Yes, you can very well OC SB 'k' CPUs to 4+ GHz with the stock cooler itself. SB CPUs are much cooler, so no problem.
But before OCing watch some videos about it in Youtube for a clearer idea.


----------



## Jaskanwar Singh (May 14, 2011)

Not only msi but asus, gigabyte etc also provide auto oc tools.

Better u wait a little for z68 mobos. Or get a Gigabyte P67A UD3 B3 imo.


----------



## saswat23 (May 14, 2011)

Yes, waiting for Z68 will be the best idea. So, ask you dealer if he could wait for a month.


----------



## Jaskanwar Singh (May 14, 2011)

^not a month.!! Its already available at lynx for pre order! So around 1-2 weeks wait.


----------



## jassgrewal (May 14, 2011)

thnks guys i have one more ques?
is my psu gs 600 is fine for my sytem it was  recommened my dealer and i hav confusion about it ?


----------



## saswat23 (May 14, 2011)

Yes, GS 600 is fine.


----------



## coderunknown (May 15, 2011)

jassgrewal said:


> is my psu gs 600 is fine for my sytem it was  recommened my dealer and i hav confusion about it ?

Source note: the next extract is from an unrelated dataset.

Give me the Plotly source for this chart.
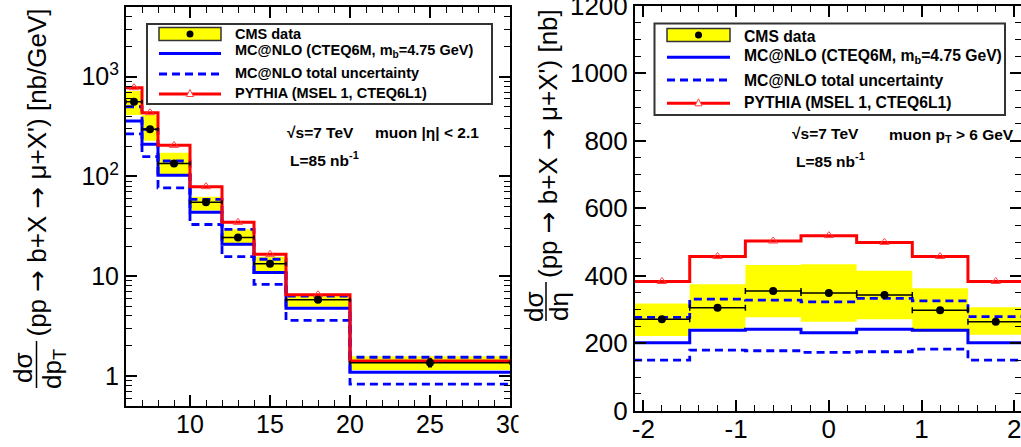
import math
import plotly.graph_objects as go

W, H = 1021, 447
FONT = "Liberation Sans, Arial, Helvetica, sans-serif"

# ---------------- left panel: d sigma / d pT ----------------
pt_edges = [6, 7, 8, 10, 12, 14, 16, 20, 30]
pt_x = [6.5, 7.5, 9, 11, 13, 15, 18, 25]
pt_xerr = [0.5, 0.5, 1, 1, 1, 1, 2, 5]
pt_data = [560, 297, 135, 55, 24.5, 13.3, 5.8, 1.36]
pt_stat = [12, 6, 3, 1.2, 0.7, 0.4, 0.25, 0.12]
pt_syst_hi = [720, 413, 173, 62.5, 29.5, 15.7, 6.5, 1.58]
pt_syst_lo = [413, 228, 106, 45.5, 20.3, 11.1, 4.95, 1.15]
pt_mcnlo = [360, 210, 103, 43.7, 20.9, 10.9, 4.77, 1.09]
pt_mcnlo_hi = [500, 297, 143, 59, 29.5, 14.8, 6.32, 1.54]
pt_mcnlo_lo = [267, 158, 77, 33, 15.7, 8.3, 3.61, 0.83]
pt_pythia = [776, 436, 205, 79, 34.7, 16.6, 6.53, 1.41]
pt_tickvals = [10, 15, 20, 25, 30]
pt_logticks = [1, 10, 100, 1000]
pt_logticktext = ["1", "10", "10<sup>2</sup>", "10<sup>3</sup>"]

# ---------------- right panel: d sigma / d eta ----------------
eta_edges = [-2.1, -1.5, -0.9, -0.3, 0.3, 0.9, 1.5, 2.1]
eta_x = [-1.8, -1.2, -0.6, 0.0, 0.6, 1.2, 1.8]
eta_xerr = [0.3] * 7
eta_data = [271, 305, 355, 349, 343, 298, 264]
eta_syst_hi = [318, 375, 432, 434, 415, 363, 307]
eta_syst_lo = [222, 244, 277, 264, 271, 234, 225]
eta_mcnlo = [202, 239, 242, 231, 242, 239, 202]
eta_mcnlo_hi = [277, 331, 328, 323, 333, 326, 279]
eta_mcnlo_lo = [150, 180, 178, 173, 175, 183, 150]
eta_pythia = [383, 457, 503, 519, 499, 457, 383]
eta_tickvals = [-2, -1, 0, 1, 2]
eta_ticktext = ["-2", "-1", "0", "1", "2"]

legend_labels = ["CMS data", "MC@NLO (CTEQ6M, m<sub>b</sub>=4.75 GeV)",
                 "MC@NLO total uncertainty", "PYTHIA (MSEL 1, CTEQ6L1)"]

YELLOW = "#ffff00"
BLUE = "#0000ff"
RED = "#ff0000"
ARROW = '<span style="font-family:DejaVu Sans">→</span>'


def px(x):
    return x / W


def py(y):
    return 1 - y / H


def band_xy(edges, lo, hi):
    xs, ys = [], []
    for i in range(len(lo)):
        x0, x1 = edges[i], edges[i + 1]
        xs += [x0, x1, x1, x0, x0, None]
        ys += [lo[i], lo[i], hi[i], hi[i], lo[i], None]
    return xs, ys


def step_y(vals):
    return list(vals) + [vals[-1]]


fig = go.Figure()


def add_panel(xa, ya, edges, xc, xerr, data, stat, shi, slo, mc, mchi, mclo, py_, capw):
    bx, by = band_xy(edges, slo, shi)
    fig.add_trace(go.Scatter(x=bx, y=by, mode="lines", fill="toself", fillcolor=YELLOW,
                             line=dict(width=0, color=YELLOW), xaxis=xa, yaxis=ya,
                             showlegend=False, hoverinfo="skip"))
    for vals in (mchi, mclo):
        fig.add_trace(go.Scatter(x=edges, y=step_y(vals), mode="lines", line_shape="hv",
                                 line=dict(color=BLUE, width=2.8, dash="8px,5px"),
                                 xaxis=xa, yaxis=ya, showlegend=False))
    fig.add_trace(go.Scatter(x=edges, y=step_y(mc), mode="lines", line_shape="hv",
                             line=dict(color=BLUE, width=3), xaxis=xa, yaxis=ya, showlegend=False))
    fig.add_trace(go.Scatter(x=edges, y=step_y(py_), mode="lines", line_shape="hv",
                             line=dict(color=RED, width=3), xaxis=xa, yaxis=ya, showlegend=False))
    fig.add_trace(go.Scatter(x=xc, y=py_, mode="markers",
                             marker=dict(symbol="triangle-up-open", size=8, color="#ff4040",
                                         line=dict(width=1, color="#ff4040")),
                             xaxis=xa, yaxis=ya, showlegend=False))
    fig.add_trace(go.Scatter(x=xc, y=data, mode="markers",
                             marker=dict(symbol="circle", size=8, color="black"),
                             error_x=dict(type="data", array=xerr, color="black", thickness=1.5, width=capw),
                             error_y=dict(type="data", array=stat, color="black", thickness=1.5, width=2),
                             xaxis=xa, yaxis=ya, showlegend=False))


add_panel("x", "y", pt_edges, pt_x, pt_xerr, pt_data, pt_stat, pt_syst_hi, pt_syst_lo,
          pt_mcnlo, pt_mcnlo_hi, pt_mcnlo_lo, pt_pythia, 2)
add_panel("x2", "y2", eta_edges, eta_x, eta_xerr, eta_data, [0] * 7, eta_syst_hi, eta_syst_lo,
          eta_mcnlo, eta_mcnlo_hi, eta_mcnlo_lo, eta_pythia, 3)

axis_common = dict(showgrid=False, zeroline=False, showline=True, linecolor="black", linewidth=2,
                   mirror="allticks", ticks="inside", ticklen=11, tickwidth=1.5, tickcolor="black",
                   ticklabeloverflow="allow", automargin=False)

log_minor = []
for dec in [0.1, 1, 10, 100, 1000]:
    for m in range(2, 10):
        v = m * dec
        if 0.5 <= v <= 5000:
            log_minor.append(v)

fig.update_layout(
    width=W, height=H, margin=dict(l=0, r=0, t=0, b=0, autoexpand=False),
    paper_bgcolor="white", plot_bgcolor="white",
    font=dict(family=FONT, color="black"),
    xaxis=dict(domain=[px(126), px(510)], anchor="y", range=[6, 30],
               tickmode="array", tickvals=pt_tickvals, ticklabelstandoff=-5,
               minor=dict(ticks="inside", ticklen=6, tickwidth=1.2, tickcolor="black", dtick=1, tick0=0),
               tickfont=dict(size=25, family=FONT), **axis_common),
    yaxis=dict(domain=[py(406), py(7)], anchor="x", type="log",
               range=[math.log10(0.5), math.log10(5000)],
               tickmode="array", tickvals=pt_logticks, ticktext=pt_logticktext,
               minor=dict(ticks="inside", ticklen=6, tickwidth=1.2, tickcolor="black",
                          tickmode="array", tickvals=log_minor),
               tickfont=dict(size=25, family=FONT), **axis_common),
    xaxis2=dict(domain=[px(635), 1.0], anchor="y2", range=[-2.09, 2.072],
                tickmode="array", tickvals=eta_tickvals, ticktext=eta_ticktext, ticklabelstandoff=-6,
                minor=dict(ticks="inside", ticklen=6, tickwidth=1.2, tickcolor="black", dtick=0.2, tick0=0),
                tickfont=dict(size=26, family=FONT), **axis_common),
    yaxis2=dict(domain=[py(410.8), py(5.8)], anchor="x2", range=[0, 1200],
                tickmode="linear", tick0=0, dtick=200,
                minor=dict(ticks="inside", ticklen=6, tickwidth=1.2, tickcolor="black", dtick=50, tick0=0),
                tickfont=dict(size=26, family=FONT), **axis_common),
)

annotations = []
shapes = []


def ann(text, x, y, size, bold=False, xanchor="left", yanchor="middle", angle=0):
    t = f"<b>{text}</b>" if bold else text
    annotations.append(dict(text=t, x=px(x), y=py(y), xref="paper", yref="paper",
                            xanchor=xanchor, yanchor=yanchor, textangle=angle, showarrow=False,
                            font=dict(family=FONT, size=size, color="black")))


# ---- axis titles (fraction built from pieces) ----
ann(f"(pp {ARROW} b+X {ARROW} μ+X') [nb/GeV]", 36.5, 173, 26, xanchor="center", angle=-90)
ann("dσ", 23, 368, 26, xanchor="center", angle=-90)
ann("dp<sub>T</sub>", 53, 369, 26, xanchor="center", angle=-90)
shapes.append(dict(type="line", xref="paper", yref="paper", x0=px(36.5), x1=px(36.5),
                   y0=py(341), y1=py(388), line=dict(color="black", width=1.5)))

ann(f"(pp {ARROW} b+X {ARROW} μ+X') [nb]", 548, 144, 26, xanchor="center", angle=-90)
ann("dσ", 534, 307, 26, xanchor="center", angle=-90)
ann("dη", 559, 307, 26, xanchor="center", angle=-90)
shapes.append(dict(type="line", xref="paper", yref="paper", x0=px(546), x1=px(546),
                   y0=py(282), y1=py(321), line=dict(color="black", width=1.5)))

# ---- in-plot texts ----
ann("√s=7 TeV", 285, 132, 15.5, bold=True)
ann("muon |η| < 2.1", 373, 132, 15.5, bold=True)
ann("L=85 nb<sup>-1</sup>", 288, 159, 15.5, bold=True)
ann("√s=7 TeV", 790, 133, 15.5, bold=True)
ann("muon p<sub>T</sub> > 6 GeV", 887, 135, 15.5, bold=True)
ann("L=85 nb<sup>-1</sup>", 794, 160, 15.5, bold=True)


# ---- legends ----
def legend(box, samp_x0, samp_x1, text_x, rows, fsize):
    bx0, by0, bx1, by1 = box
    shapes.append(dict(type="rect", xref="paper", yref="paper", x0=px(bx0), x1=px(bx1),
                       y0=py(by1), y1=py(by0), line=dict(color="#333333", width=2),
                       fillcolor="white", layer="above"))
    cx = (samp_x0 + samp_x1) / 2
    r0, r1, r2, r3 = rows
    shapes.append(dict(type="rect", xref="paper", yref="paper", x0=px(samp_x0), x1=px(samp_x1),
                       y0=py(r0[1] + 6.5), y1=py(r0[1] - 6.5), line=dict(color="#333333", width=1.5),
                       fillcolor=YELLOW, layer="above"))
    shapes.append(dict(type="circle", xref="paper", yref="paper", x0=px(cx - 3.5), x1=px(cx + 3.5),
                       y0=py(r0[1] + 3.5), y1=py(r0[1] - 3.5), line=dict(color="black", width=0),
                       fillcolor="black", layer="above"))
    shapes.append(dict(type="line", xref="paper", yref="paper", x0=px(samp_x0), x1=px(samp_x1),
                       y0=py(r1[1]), y1=py(r1[1]), line=dict(color=BLUE, width=3), layer="above"))
    shapes.append(dict(type="line", xref="paper", yref="paper", x0=px(samp_x0), x1=px(samp_x1),
                       y0=py(r2[1]), y1=py(r2[1]), line=dict(color=BLUE, width=3, dash="8px,5px"),
                       layer="above"))
    shapes.append(dict(type="line", xref="paper", yref="paper", x0=px(samp_x0), x1=px(samp_x1),
                       y0=py(r3[1]), y1=py(r3[1]), line=dict(color=RED, width=3), layer="above"))
    ty = r3[1]
    path = (f"M {px(cx - 3.5)} {py(ty + 2.5)} L {px(cx + 3.5)} {py(ty + 2.5)} "
            f"L {px(cx)} {py(ty - 4.5)} Z")
    shapes.append(dict(type="path", xref="paper", yref="paper", path=path,
                       line=dict(color="#ff4040", width=1), fillcolor="white", layer="above"))
    for lab, (ty_text, _) in zip(legend_labels, rows):
        ann(lab, text_x, ty_text, fsize, bold=True)


legend((147, 24, 492, 104), 159, 221, 232.5,
       [(33.5, 34), (51.5, 53.5), (72.7, 74), (92.5, 94)], 14.5)
legend((654.5, 23.5, 1005, 115), 667, 730, 741.5,
       [(36, 35), (56.5, 57.3), (80, 80), (102.5, 103.3)], 15.7)

# the left image is cropped just right of its "30" label
shapes.append(dict(type="rect", xref="paper", yref="paper", x0=px(518.5), x1=px(524),
                   y0=0, y1=py(408), line=dict(width=0), fillcolor="white", layer="above"))

fig.update_layout(annotations=annotations, shapes=shapes)
fig.write_html("out.html")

fine till you don't go multiGPU. will support your overclocking too.


----------



## jassgrewal (May 15, 2011)

actually i just want gaming will new motherboard bring more fps  to the games or system will be more fast and also suggest me a budgeted cpu coller


----------



## saswat23 (May 15, 2011)

Which mobo are you intended to buy..??
BTW there is no link of mobo with FPS. It actually depends on the processor and GPU in use.
There is absolutely no need of Additonal CPU cooler. The stock cooler is sufficient as SBs run much cooler than any other proccy. Even if you OC i5-2500k to 4+GHz, you wont require any other CPU cooler.


----------



## jassgrewal (May 17, 2011)

i want to buy the mobo within 10-12k .should i buy online ,i had never buy online is there is sort of risk involved in online buying


----------



## saswat23 (May 19, 2011)

there is no risk buying online. But provided you buy from reputed sites. Many of our forum members have bought many parts from different online shops and are really satisfied.


----------



## Extreme Gamer (May 19, 2011)

there is always a risk buying online.

but if you buy from reputed sites that use industry standard encryption (minimum 128-bit SSL) then the risk is greatly minimized.

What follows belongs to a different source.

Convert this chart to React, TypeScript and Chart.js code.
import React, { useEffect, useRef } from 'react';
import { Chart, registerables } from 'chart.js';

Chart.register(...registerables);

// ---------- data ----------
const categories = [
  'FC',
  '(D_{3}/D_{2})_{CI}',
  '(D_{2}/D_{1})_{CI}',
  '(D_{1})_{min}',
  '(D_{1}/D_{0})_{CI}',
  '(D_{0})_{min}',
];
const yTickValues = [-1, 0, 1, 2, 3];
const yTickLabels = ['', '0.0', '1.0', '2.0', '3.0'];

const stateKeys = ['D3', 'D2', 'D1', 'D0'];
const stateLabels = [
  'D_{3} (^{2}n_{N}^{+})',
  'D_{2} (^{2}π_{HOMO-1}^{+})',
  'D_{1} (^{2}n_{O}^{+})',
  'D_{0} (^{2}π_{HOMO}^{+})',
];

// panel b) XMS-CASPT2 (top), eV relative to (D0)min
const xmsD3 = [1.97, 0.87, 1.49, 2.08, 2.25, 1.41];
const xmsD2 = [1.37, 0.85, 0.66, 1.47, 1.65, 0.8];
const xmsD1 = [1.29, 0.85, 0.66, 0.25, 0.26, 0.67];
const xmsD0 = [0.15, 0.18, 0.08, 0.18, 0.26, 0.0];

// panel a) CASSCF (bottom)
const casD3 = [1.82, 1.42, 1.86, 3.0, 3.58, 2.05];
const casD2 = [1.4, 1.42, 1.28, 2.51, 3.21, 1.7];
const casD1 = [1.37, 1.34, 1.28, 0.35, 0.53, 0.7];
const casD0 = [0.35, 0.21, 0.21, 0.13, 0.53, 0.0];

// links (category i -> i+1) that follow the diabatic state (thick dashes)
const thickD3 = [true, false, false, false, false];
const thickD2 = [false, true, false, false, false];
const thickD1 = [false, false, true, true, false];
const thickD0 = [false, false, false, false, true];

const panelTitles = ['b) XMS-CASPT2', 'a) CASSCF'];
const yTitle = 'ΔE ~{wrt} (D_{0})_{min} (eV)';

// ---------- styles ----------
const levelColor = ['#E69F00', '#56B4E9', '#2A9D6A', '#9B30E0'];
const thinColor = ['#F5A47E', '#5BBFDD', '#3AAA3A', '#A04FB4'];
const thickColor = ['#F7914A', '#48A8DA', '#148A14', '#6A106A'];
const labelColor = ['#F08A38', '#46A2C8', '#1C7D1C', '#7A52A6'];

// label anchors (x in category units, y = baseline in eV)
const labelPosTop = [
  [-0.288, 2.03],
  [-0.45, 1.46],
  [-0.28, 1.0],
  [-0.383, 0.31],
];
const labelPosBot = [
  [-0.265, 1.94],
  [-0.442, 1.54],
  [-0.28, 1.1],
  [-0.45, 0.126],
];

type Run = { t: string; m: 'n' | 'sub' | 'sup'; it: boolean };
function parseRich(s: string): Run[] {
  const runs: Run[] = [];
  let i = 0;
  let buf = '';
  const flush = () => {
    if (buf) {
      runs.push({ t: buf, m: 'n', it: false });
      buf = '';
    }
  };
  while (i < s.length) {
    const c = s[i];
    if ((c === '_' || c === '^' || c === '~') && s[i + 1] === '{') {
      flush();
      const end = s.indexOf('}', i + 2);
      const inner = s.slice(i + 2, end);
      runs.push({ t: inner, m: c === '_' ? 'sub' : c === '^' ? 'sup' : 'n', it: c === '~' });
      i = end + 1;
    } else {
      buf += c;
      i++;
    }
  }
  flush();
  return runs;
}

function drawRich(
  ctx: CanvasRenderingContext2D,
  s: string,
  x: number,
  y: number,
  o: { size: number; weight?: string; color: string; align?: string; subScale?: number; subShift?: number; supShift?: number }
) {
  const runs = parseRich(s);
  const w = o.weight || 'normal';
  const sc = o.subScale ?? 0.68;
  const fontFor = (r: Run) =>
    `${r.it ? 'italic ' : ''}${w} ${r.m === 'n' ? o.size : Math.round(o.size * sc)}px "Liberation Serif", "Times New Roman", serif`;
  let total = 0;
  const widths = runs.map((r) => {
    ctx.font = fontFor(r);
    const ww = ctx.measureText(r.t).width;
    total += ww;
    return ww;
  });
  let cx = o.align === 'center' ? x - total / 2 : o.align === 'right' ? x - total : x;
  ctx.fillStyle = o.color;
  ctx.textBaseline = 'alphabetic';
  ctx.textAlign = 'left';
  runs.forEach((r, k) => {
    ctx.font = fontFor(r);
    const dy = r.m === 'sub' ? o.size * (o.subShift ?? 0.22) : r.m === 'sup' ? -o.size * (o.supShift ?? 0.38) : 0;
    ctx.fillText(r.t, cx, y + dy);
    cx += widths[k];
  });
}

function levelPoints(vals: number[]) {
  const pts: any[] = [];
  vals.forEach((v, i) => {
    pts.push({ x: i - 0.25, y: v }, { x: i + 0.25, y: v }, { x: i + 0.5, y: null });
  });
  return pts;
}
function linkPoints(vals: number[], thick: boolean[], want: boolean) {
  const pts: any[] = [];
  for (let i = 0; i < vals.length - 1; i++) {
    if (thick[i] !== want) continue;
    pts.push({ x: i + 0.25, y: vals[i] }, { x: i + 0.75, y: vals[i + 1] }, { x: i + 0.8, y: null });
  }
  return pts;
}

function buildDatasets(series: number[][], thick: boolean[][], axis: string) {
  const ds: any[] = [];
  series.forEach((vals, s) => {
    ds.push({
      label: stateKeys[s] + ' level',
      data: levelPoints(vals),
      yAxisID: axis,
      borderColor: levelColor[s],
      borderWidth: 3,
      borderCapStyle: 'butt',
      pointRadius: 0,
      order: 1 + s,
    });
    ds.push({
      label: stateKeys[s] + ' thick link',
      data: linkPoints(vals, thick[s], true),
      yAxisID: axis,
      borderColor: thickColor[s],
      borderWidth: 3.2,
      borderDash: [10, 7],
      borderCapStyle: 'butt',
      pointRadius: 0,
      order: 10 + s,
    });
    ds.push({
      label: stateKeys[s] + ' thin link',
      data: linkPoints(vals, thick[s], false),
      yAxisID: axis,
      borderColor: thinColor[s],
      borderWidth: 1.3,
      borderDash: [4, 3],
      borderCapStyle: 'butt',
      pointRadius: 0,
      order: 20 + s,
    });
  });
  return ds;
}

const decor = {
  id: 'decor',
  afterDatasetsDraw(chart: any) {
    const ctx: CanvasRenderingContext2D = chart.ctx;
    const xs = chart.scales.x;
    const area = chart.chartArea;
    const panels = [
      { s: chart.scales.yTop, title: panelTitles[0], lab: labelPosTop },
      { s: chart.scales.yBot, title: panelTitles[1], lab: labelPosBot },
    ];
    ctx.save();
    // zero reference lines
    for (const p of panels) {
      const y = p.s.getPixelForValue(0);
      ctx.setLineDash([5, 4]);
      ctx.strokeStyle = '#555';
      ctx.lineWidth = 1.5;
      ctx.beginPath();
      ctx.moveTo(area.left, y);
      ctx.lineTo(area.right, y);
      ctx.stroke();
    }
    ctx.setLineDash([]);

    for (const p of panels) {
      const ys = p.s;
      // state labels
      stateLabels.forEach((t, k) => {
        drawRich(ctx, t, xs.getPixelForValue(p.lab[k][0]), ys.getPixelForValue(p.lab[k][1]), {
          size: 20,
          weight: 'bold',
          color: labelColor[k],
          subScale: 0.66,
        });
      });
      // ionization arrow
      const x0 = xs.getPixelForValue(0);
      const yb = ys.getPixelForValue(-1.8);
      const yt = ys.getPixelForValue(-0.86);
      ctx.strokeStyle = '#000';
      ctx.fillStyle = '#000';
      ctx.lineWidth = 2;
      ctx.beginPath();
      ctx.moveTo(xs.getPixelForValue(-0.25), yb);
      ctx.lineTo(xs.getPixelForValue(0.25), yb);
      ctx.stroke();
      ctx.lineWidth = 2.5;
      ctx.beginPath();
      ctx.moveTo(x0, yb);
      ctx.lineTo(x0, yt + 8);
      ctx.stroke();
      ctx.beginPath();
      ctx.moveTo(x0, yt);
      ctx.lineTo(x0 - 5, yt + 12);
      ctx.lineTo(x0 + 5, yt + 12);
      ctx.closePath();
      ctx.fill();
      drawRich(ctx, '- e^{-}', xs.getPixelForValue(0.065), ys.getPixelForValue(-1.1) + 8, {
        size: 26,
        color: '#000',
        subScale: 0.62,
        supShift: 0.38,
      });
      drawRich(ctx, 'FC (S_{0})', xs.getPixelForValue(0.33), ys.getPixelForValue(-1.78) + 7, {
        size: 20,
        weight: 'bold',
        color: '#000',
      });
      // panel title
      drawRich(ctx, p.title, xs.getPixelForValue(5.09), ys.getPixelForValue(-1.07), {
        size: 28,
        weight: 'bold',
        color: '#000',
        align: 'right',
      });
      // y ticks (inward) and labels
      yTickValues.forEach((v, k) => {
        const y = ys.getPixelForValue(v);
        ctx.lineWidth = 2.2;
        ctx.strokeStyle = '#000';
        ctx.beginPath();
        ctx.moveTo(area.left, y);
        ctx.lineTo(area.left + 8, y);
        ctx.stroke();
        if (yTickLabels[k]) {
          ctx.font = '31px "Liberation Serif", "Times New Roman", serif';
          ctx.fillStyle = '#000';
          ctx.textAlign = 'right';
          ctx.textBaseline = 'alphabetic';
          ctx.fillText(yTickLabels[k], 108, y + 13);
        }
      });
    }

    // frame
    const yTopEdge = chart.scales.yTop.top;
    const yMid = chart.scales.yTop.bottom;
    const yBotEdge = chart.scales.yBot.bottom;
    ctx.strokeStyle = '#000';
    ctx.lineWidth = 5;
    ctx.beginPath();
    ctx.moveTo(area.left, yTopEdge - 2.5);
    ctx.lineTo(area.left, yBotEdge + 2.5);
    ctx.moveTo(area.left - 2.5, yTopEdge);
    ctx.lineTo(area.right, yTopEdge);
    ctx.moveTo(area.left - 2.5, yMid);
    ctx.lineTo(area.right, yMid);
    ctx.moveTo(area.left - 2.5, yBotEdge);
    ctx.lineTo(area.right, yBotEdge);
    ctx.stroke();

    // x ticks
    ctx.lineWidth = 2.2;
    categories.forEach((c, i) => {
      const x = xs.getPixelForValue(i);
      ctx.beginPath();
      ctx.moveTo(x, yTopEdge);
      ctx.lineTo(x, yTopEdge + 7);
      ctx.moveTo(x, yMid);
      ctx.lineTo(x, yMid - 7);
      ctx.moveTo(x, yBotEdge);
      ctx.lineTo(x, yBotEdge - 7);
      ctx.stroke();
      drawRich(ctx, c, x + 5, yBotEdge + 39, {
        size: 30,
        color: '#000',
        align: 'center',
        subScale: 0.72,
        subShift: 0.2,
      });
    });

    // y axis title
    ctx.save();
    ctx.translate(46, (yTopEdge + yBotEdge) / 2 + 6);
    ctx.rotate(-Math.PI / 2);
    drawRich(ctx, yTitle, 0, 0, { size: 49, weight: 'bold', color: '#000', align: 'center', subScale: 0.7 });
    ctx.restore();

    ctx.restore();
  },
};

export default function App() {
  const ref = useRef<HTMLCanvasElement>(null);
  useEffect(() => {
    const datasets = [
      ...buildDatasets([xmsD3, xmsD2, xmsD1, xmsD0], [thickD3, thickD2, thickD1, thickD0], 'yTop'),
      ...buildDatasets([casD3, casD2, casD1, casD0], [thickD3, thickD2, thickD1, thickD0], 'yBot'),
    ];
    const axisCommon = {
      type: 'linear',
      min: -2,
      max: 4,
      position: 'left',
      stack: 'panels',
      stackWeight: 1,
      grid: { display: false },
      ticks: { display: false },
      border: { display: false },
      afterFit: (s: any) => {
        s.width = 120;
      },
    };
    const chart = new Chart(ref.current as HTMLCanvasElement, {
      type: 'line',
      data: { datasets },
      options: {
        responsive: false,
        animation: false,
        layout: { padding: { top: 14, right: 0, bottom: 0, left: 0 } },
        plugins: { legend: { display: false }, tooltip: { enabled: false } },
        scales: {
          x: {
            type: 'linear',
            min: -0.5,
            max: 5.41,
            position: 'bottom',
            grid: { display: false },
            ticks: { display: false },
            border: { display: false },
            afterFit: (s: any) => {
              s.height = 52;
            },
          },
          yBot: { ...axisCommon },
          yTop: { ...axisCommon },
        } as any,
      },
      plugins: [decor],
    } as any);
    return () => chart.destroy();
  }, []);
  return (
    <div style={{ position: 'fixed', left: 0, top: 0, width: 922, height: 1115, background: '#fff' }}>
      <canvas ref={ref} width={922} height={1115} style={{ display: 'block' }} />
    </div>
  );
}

personally i prefer shops as i can see what i buy and examine it first.but if you have no choice, then buy from secure and reputed online stores


----------



## jassgrewal (May 19, 2011)

im in hurry so plz tell me the mobo within 10-12k


----------



## Extreme Gamer (May 19, 2011)

Asus P8P67-Pro.not sure of the prices of Z68 models


----------



## jassgrewal (May 19, 2011)

i m getting the price of Asus P8P67-Pro at lynx of 13000 
what u say


----------



## Extreme Gamer (May 19, 2011)

bargain and get it down to 11.5


----------



## jassgrewal (May 26, 2011)

i m able to get option of 2 motherboards assus p8p67 pro and p8p67m .for which one should i go for and what is the difference between these


----------



## Extreme Gamer (May 26, 2011)

the pro.

its better and has more features


----------



## furious_gamer (May 26, 2011)

Get Pro one and if you can, inquire him about Z68 mobos, as getting an going-to-be-obsolete mobo is bad idea. But still P67 is not a bad option, it's an kick-ass mobo, but the saying is, when you can get a mobo of latest tech, why go for old one?


----------



## jassgrewal (May 27, 2011)

yeah u r right i think i would go for z 68 mobos .i hav checked out on lynx   site there are 4 gigabyte mobos available.what u think for which mobo should i go for  as per my budget  to 13k and what does these new z series have


----------



## Extreme Gamer (May 27, 2011)

name the models.


----------



## jassgrewal (May 28, 2011)

Gigabyte Z68  Z68 X-UD4- B3  and  Z68X-UD3R-B3 ―


----------



## Extreme Gamer (May 28, 2011)

UD4.

If in your budget, get UD5


----------